Autour de l’existence du site du Belfort et de ses emplois se joue l’avenir ferroviaire de notre pays et de l’Europe  et  donc  de  notre  capacité  à  répondre  aux  défis  des  transitions  écologiques  et  urbaines  qui travaillent  nos  sociétés.  Le  PCF  considère  à  ce  titre  qu’Alstom  Belfort  et  les  compétences  de  ses salariés, les brevets qui y ont été développés, doivent être considérés comme bien commun inaliénable de notre peuple et non comme propriété des actionnaires d’Alstom.
Il s’agit renouer avec une grande ambition industrielle au service de tous.
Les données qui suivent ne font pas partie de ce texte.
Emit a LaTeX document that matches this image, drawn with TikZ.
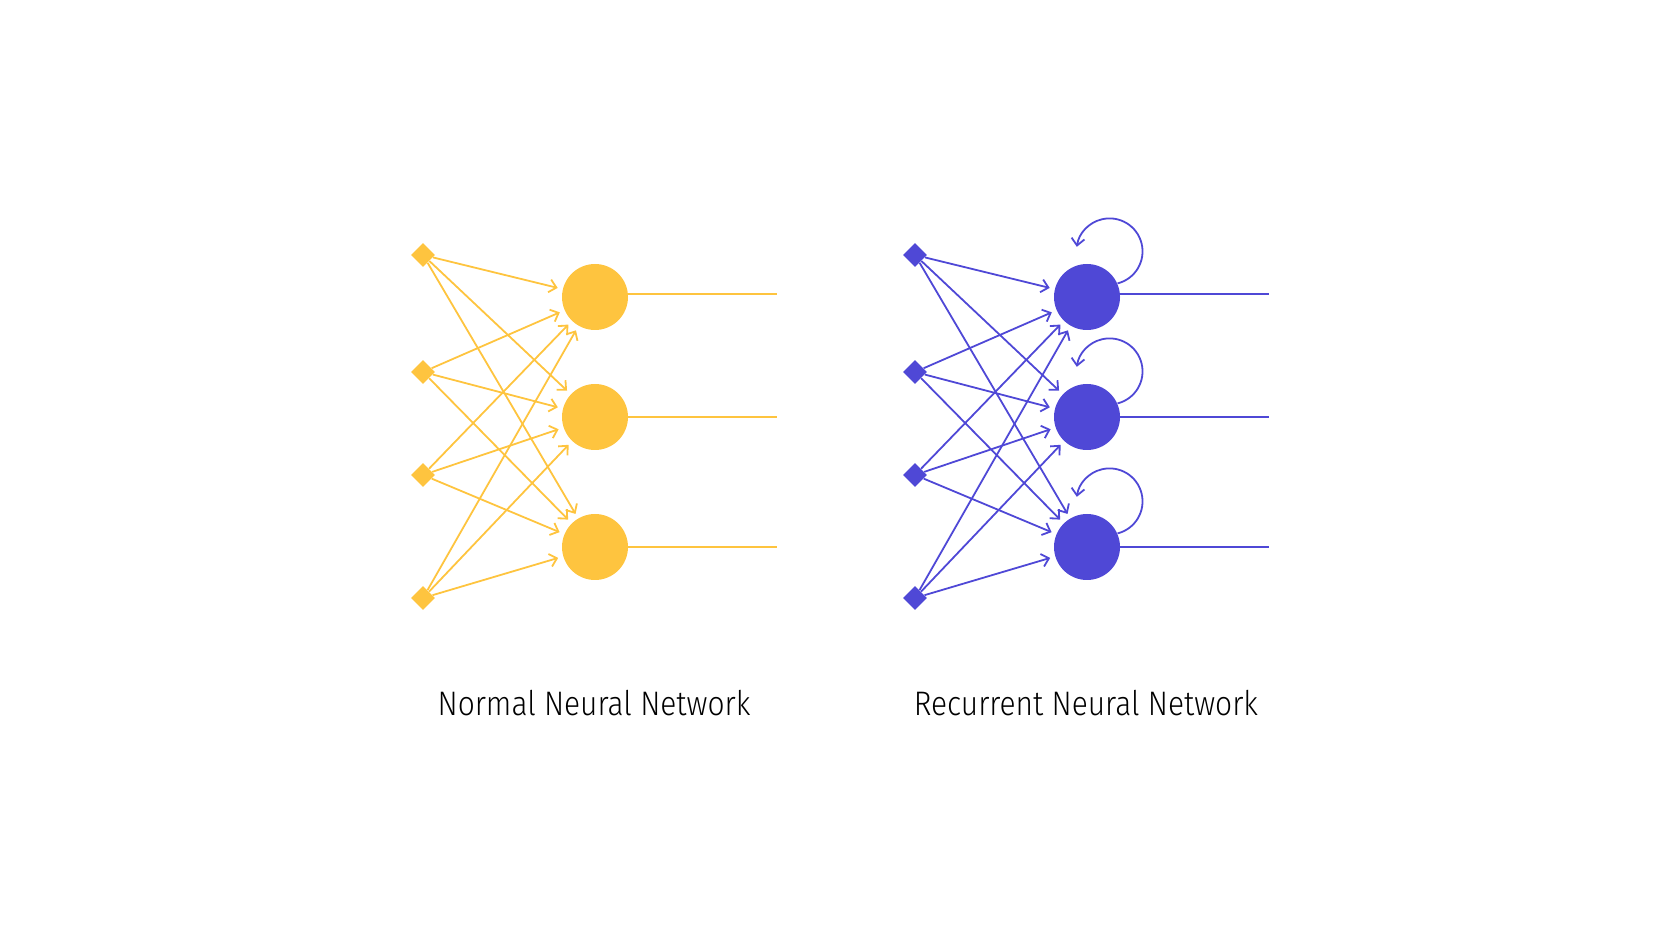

Le  Parti  communiste  est  disponible  pour  débattre  avec  tous  des  solutions  pérennes  pour  le  site  de Belfort,  pour  l’industrie  ferroviaire  et  participera  aux  rassemblements  aux  côtés  des  salarié‐e‐s,  des syndicats  et  des  citoyen‐ne‐s  et  prendra  des  initiatives  pour  mener  et  gagner  cette  bataille  pour l’emploi, le renouveau de l’industrie ferroviaire à Belfort, comme dans tout le pays.